ゴッサムの裏社会の大物で、鳥のような風貌と体格から“ペンギン”と呼ばれるオズワルド・“オズ”・コブルポット
ゴッサムの裏社会の大物で、鳥のような風貌と体格から“ペンギン”と呼ばれるオズワルド・“オズ”・コブルポット[c] 2022 Warner Bros. Ent. All Rights Reserved TM & [c] DC

「活躍を含めて歴代バットモービルのベスト!」

バットスーツと並んでバットマンを象徴する存在がビークル。今作もバットモービルやバイクが愛車として登場し、アクションの見せ場を盛り上げた。樋口監督を虜にしたのがペンギンの車とバットモービルの激しいチェイスで、「永遠に続いてほしい」と思えるくらいハマったという。「(『ダークナイト トリロジー』の)タンブラーを越えるためリアリティに落とし込んだのかも」と樋口監督が指摘したとおり、今作のバットモービルは変形や分離など派手なギミックはいっさいない。

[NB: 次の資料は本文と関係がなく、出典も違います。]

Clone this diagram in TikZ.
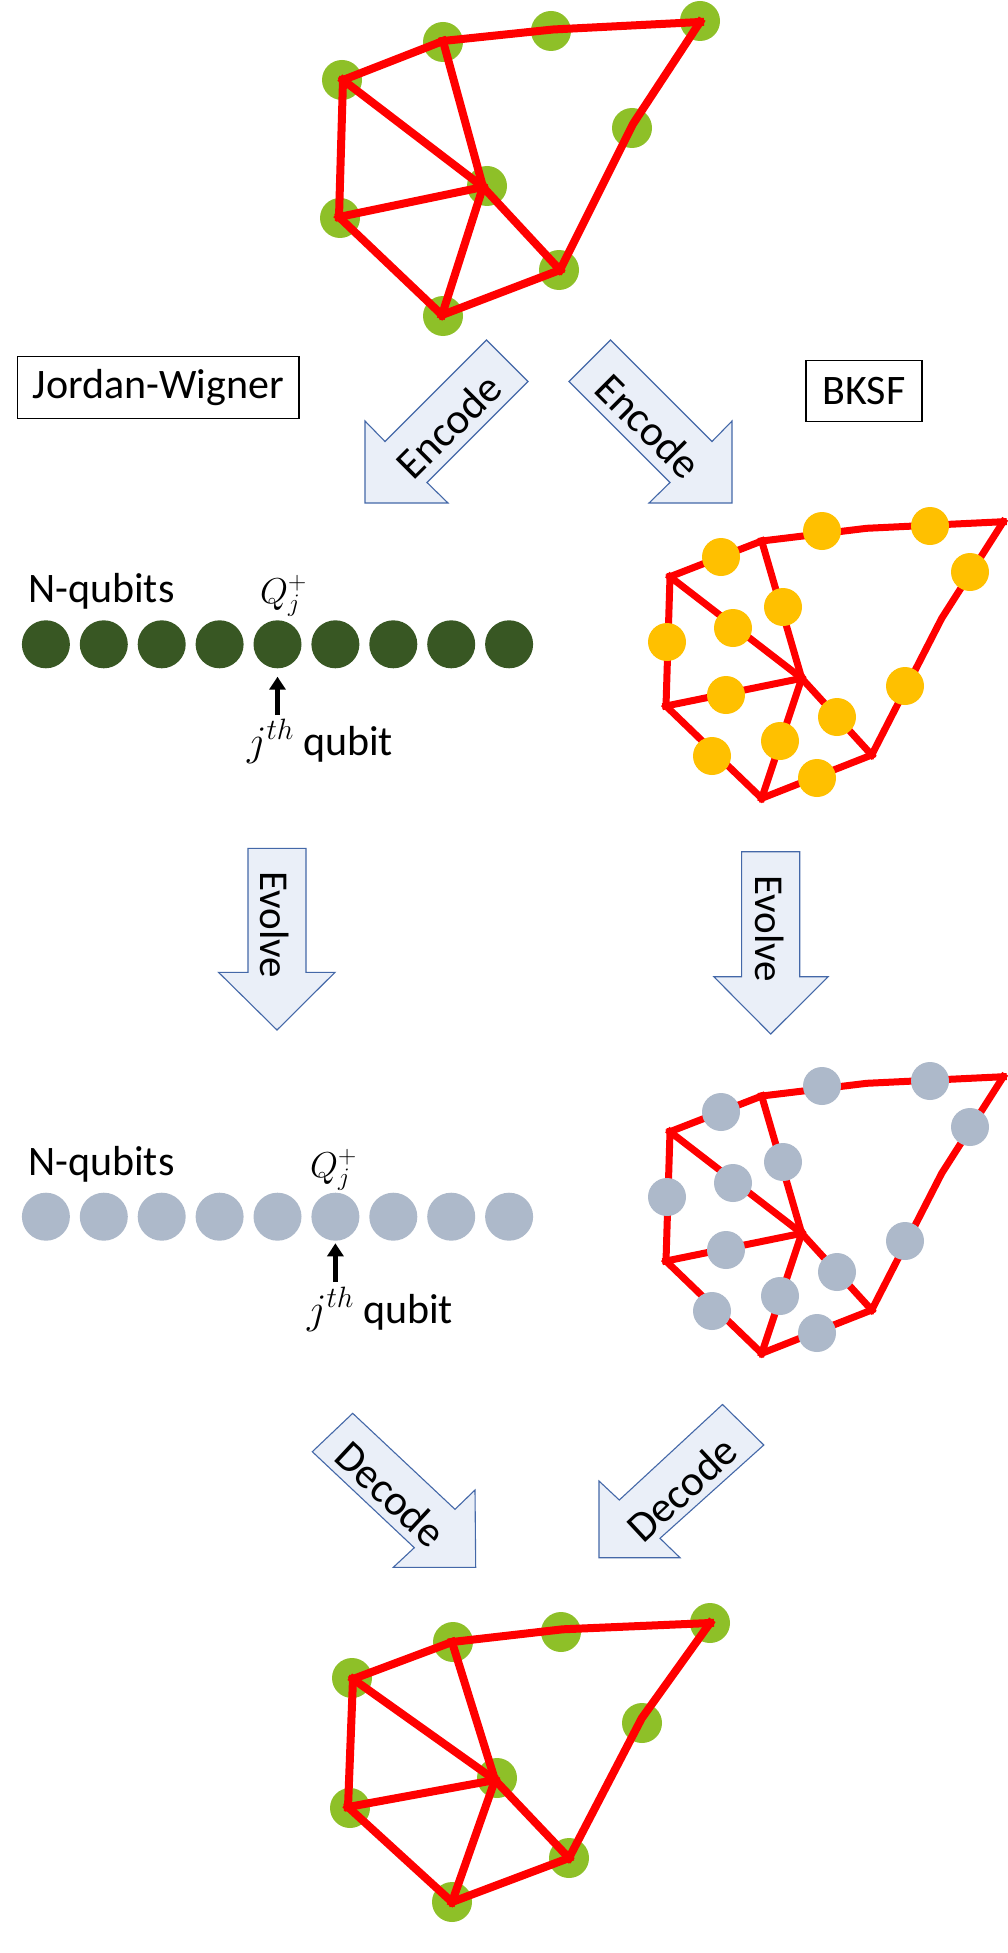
\RequirePackage{fix-cm}
\documentclass[tikz,border=0pt]{standalone}
\usepackage[no-math]{fontspec}
\setmainfont{Carlito}
\usetikzlibrary{arrows.meta}
\definecolor{lgreen}{RGB}{142,192,40}
\definecolor{dgreen}{RGB}{56,87,35}
\definecolor{qgrey}{RGB}{173,185,202}
\definecolor{ylw}{RGB}{255,192,0}
\definecolor{arrfill}{RGB}{234,239,248}
\definecolor{arrline}{RGB}{68,104,168}
\newcommand\bksfnet[3]{%
 \begin{scope}[yshift=-#2pt]
 \coordinate (#1A) at (1003.3,521.7);
 \coordinate (#1C) at (761.7,541);
 \coordinate (#1D) at (670,576.7);
 \coordinate (#1F) at (801.7,678.3);
 \coordinate (#1G) at (666,706);
 \coordinate (#1H) at (871.7,755);
 \coordinate (#1I) at (761.7,798.3);
 \coordinate (#1K) at (866.7,528.3);
 \coordinate (#1L) at (941.7,618.3);
 \draw[bedge] (#1D) -- (#1C);
 \draw[bedge] (#1C) -- (#1K) -- (#1A);
 \draw[bedge] (#1A) -- (#1L) -- (#1H);
 \draw[bedge] (#1D) -- (#1G);
 \draw[bedge] (#1D) -- (#1F);
 \draw[bedge] (#1C) -- (#1F);
 \draw[bedge] (#1G) -- (#1F);
 \draw[bedge] (#1G) -- (#1I);
 \draw[bedge] (#1F) -- (#1I);
 \draw[bedge] (#1F) -- (#1H);
 \draw[bedge] (#1I) -- (#1H);
 \foreach \x/\y [count=\i] in {721/557, 822/531, 930/526, 970/572, 783/607, 733/628, 667/642, 726/695, 837/717, 905/686, 712/756, 780/741, 817/778}
   \node[bdot, fill=#3] (#1q\i) at (\x,\y) {};
 \end{scope}}
\begin{document}
\begin{tikzpicture}[x=1pt,y=-1pt,
  redge/.style={draw=red, line width=8pt, line cap=rect, line join=round},
  bedge/.style={draw=red, line width=7pt, line cap=rect, line join=round},
  gdot/.style={circle, fill=lgreen, minimum size=40pt, inner sep=0pt},
  bdot/.style={circle, minimum size=38pt, inner sep=0pt},
  qdot/.style={circle, minimum size=48pt, inner sep=0pt},
  blockarr/.style={draw=arrline, fill=arrfill, line width=1.1pt, line join=miter},
  arrtxt/.style={font=\fontsize{43}{50}\selectfont, inner sep=0pt},
  evtxt/.style={font=\fontsize{41}{48}\selectfont, inner sep=0pt},
  lbl/.style={font=\fontsize{42}{50}\selectfont, inner sep=0pt},
  mlbl/.style={font=\fontsize{36}{42}\selectfont, inner sep=0pt},
  boxlbl/.style={draw=black, line width=1.1pt, font=\fontsize{42}{50}\selectfont, inner sep=0pt},
  ptr/.style={line width=4.3pt, -{Triangle[width=16pt,length=13pt]}}]
\useasboundingbox (0,0) rectangle (1008,1953);
\fill[white] (0,0) rectangle (1008,1953);

% ---------- top graph ----------
\node[gdot] (tgA) at (700,21) {};
\node[gdot] (tgB) at (551,31) {};
\node[gdot] (tgC) at (443,42) {};
\node[gdot] (tgD) at (342,80) {};
\node[gdot] (tgE) at (632,128) {};
\node[gdot] (tgF) at (487,186) {};
\node[gdot] (tgG) at (340,218) {};
\node[gdot] (tgH) at (559,270) {};
\node[gdot] (tgI) at (443,316) {};
\coordinate (tA) at (700,22);
\coordinate (tK) at (553,29.5);
\coordinate (tC) at (443,41);
\coordinate (tD) at (343,80);
\coordinate (tL) at (633,124);
\coordinate (tF) at (483,187);
\coordinate (tG) at (339,217);
\coordinate (tH) at (560,270);
\coordinate (tI) at (442,315);
\draw[redge] (tD) -- (tC);
\draw[redge] (tC) -- (tK) -- (tA);
\draw[redge] (tA) -- (tL) -- (tH);
\draw[redge] (tD) -- (tG);
\draw[redge] (tD) -- (tF);
\draw[redge] (tC) -- (tF);
\draw[redge] (tG) -- (tF);
\draw[redge] (tG) -- (tI);
\draw[redge] (tF) -- (tI);
\draw[redge] (tF) -- (tH);
\draw[redge] (tI) -- (tH);

% ---------- labels ----------
\node[boxlbl, minimum width=281.6pt, minimum height=62.3pt] (jw) at (158.2,387.2) {Jordan-Wigner};
\node[boxlbl, minimum width=116pt, minimum height=60.6pt] (bk) at (864,391) {BKSF};

% ---------- encode arrows ----------
\draw[blockarr] (486.5,340) -- (528,381.5) -- (427,482.5) -- (448,503) -- (365,503) -- (365,421) -- (385,441.5) -- cycle;
\node[arrtxt, rotate=45] (enc1) at (448.5,426) {Encode};
\draw[blockarr] (610.5,340) -- (569,381.5) -- (670,482.5) -- (649,503) -- (732,503) -- (732,421) -- (712,441.5) -- cycle;
\node[arrtxt, rotate=-45] (enc2) at (648.5,426) {Encode};

% ---------- JW row 1 ----------
\foreach \i in {1,...,9} \node[qdot, fill=dgreen] (r\i) at ({45.9+57.9*(\i-1)},644.3) {};
\node[lbl, anchor=base west] (nq1) at (28,602) {N-qubits};
\node[mlbl, anchor=base west] (Q1) at (260,603) {$Q_j^+$};
\coordinate (p1a) at (277.5,715);
\coordinate (p1b) at (277.5,676.7);
\draw[ptr] (p1a) -- (p1b);
\node[lbl, anchor=base west] (jt1) at (247,755) {$j^{th}$\hspace{9pt}qubit};

% ---------- BKSF encoded ----------
\bksfnet{ya}{0}{ylw}

% ---------- evolve arrows ----------
\draw[blockarr] (248,848.3) -- (306,848.3) -- (306,972.3) -- (335,972.3) -- (277,1030) -- (218.5,972.3) -- (248,972.3) -- cycle;
\node[evtxt, rotate=-90] (ev1) at (275,925) {Evolve};
\draw[blockarr] (741.6,851.7) -- (799.7,851.7) -- (799.7,976.7) -- (828.2,976.7) -- (770.7,1034) -- (713.8,976.7) -- (741.6,976.7) -- cycle;
\node[evtxt, rotate=-90] (ev2) at (770,929) {Evolve};

% ---------- JW row 2 ----------
\foreach \i in {1,...,9} \node[qdot, fill=qgrey] (s\i) at ({45.9+57.9*(\i-1)},1216.7) {};
\node[lbl, anchor=base west] (nq2) at (28,1175) {N-qubits};
\node[mlbl, anchor=base west] (Q2) at (310,1177) {$Q_j^+$};
\coordinate (p2a) at (335.4,1281.7);
\coordinate (p2b) at (335.4,1243.3);
\draw[ptr] (p2a) -- (p2b);
\node[lbl, anchor=base west] (jt2) at (307,1323) {$j^{th}$\hspace{9pt}qubit};

% ---------- BKSF evolved ----------
\bksfnet{gb}{555}{qgrey}

% ---------- decode arrows ----------
\draw[blockarr] (312.3,1451.7) -- (352.7,1413.3) -- (455,1509.3) -- (475,1490) -- (475.7,1567.3) -- (393.3,1567.3) -- (414.3,1547.7) -- cycle;
\node[arrtxt, rotate=-43] (dec1) at (390.8,1494) {Decode};
\draw[blockarr] (722.5,1404.5) -- (763.8,1445) -- (660,1538.3) -- (680,1557.7) -- (599,1557.7) -- (599,1481) -- (619.3,1500) -- cycle;
\node[arrtxt, rotate=43] (dec2) at (681.9,1489) {Decode};

% ---------- bottom graph ----------
\node[gdot] (bgA) at (710,1623) {};
\node[gdot] (bgB) at (561,1632) {};
\node[gdot] (bgC) at (453,1642) {};
\node[gdot] (bgD) at (352,1678) {};
\node[gdot] (bgE) at (642,1723) {};
\node[gdot] (bgF) at (497,1778) {};
\node[gdot] (bgG) at (350,1808) {};
\node[gdot] (bgH) at (569,1858) {};
\node[gdot] (bgI) at (452,1902) {};
\coordinate (bA) at (710,1623);
\coordinate (bK) at (562.7,1629.3);
\coordinate (bC) at (452,1642);
\coordinate (bD) at (353,1679);
\coordinate (bL) at (641.7,1718.3);
\coordinate (bF) at (495,1780);
\coordinate (bG) at (348,1807);
\coordinate (bH) at (569,1858);
\coordinate (bI) at (452,1902);
\draw[redge] (bD) -- (bC);
\draw[redge] (bC) -- (bK) -- (bA);
\draw[redge] (bA) -- (bL) -- (bH);
\draw[redge] (bD) -- (bG);
\draw[redge] (bD) -- (bF);
\draw[redge] (bC) -- (bF);
\draw[redge] (bG) -- (bF);
\draw[redge] (bG) -- (bI);
\draw[redge] (bF) -- (bI);
\draw[redge] (bF) -- (bH);
\draw[redge] (bI) -- (bH);
\end{tikzpicture}
\end{document}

「リブートのたびにカスタムが進み、もはや自動車でなくなったところでの回帰。しかも70年代のムスタングやカマロのようなスパルタンなシルエットじゃないですか!リアシャーシをぶった斬って、なおはみ出た巨大なエンジン。破綻のない『マッドマックス』のマシンのような内燃機関という名の暴力の結晶。活躍を含めて歴代バットモービルのベストです」と絶賛する。

【写真を見る】バットモービルでペンギンと繰り広げるカーチェイスは圧巻の大迫力!
【写真を見る】バットモービルでペンギンと繰り広げるカーチェイスは圧巻の大迫力![c] 2022 Warner Bros. Ent. All Rights Reserved TM & [c] DC

「ノブレス・オブリージュを実践する貴族の嗜み、品格がバットマンの“らしさ”」

特別なパワーを持たないバットマンの能力について、しばしば引き合いに出されるのが財力。しかし樋口監督は、バットマンは“ただの金持ち”ではないという。

「例えば、『アイアンマン』のトニー・スタークは戦争で財を成した科学者。でもウェイン家は名家じゃないですか。ブルースはそんな立場だからこその責任感、いわゆるノブレス・オブリージュ(社会的義務)を実践しているんです。そういう貴族の嗜み、品格がバットマンの“らしさ”です」。

ちなみに、DCの魅力については「傷ついてなお生きる者どもに対する、少しだけやさしい眼差し」を感じるところだという。


ストリートで育ったキャットウーマンことセリーナと協力関係を結ぶバットマン
ストリートで育ったキャットウーマンことセリーナと協力関係を結ぶバットマン[c] 2022 Warner Bros. Ent. All Rights Reserved TM & [c] DC

ヒーローとしてはかけ出しの“2年目”のバットマンを描いた今作だが、樋口監督の2年生時代はどうだったのか?と聞くと、「無自覚で生意気なだけ」だったとか。

「下っぱの使いっ走りなのに、『自分だったらこう撮る』とか偉そうに酒飲んで先輩相手に講釈垂れてたクソガキでした。引っ捕まえて『諦めろ!お前も先輩たちと同じ穴にはまって抜け出せなくなるんだよ!』と小一時間説教をしたいですね(笑)」。

構成・文/神武団四郎

■樋口真嗣
1956年生まれ、東京都出身。『ゴジラ』(84)に造形助手として、映画界に入り、特技監督として「平成ガメラシリーズ」などに携わる。おもな監督作は『ローレライ』(05)、『日本沈没』(06)、「進撃の巨人ATTACK ON TITAN」シリーズ(15)、『シン・ゴジラ』(16)など。待機作は5月13日(金)公開の『シン・ウルトラマン』。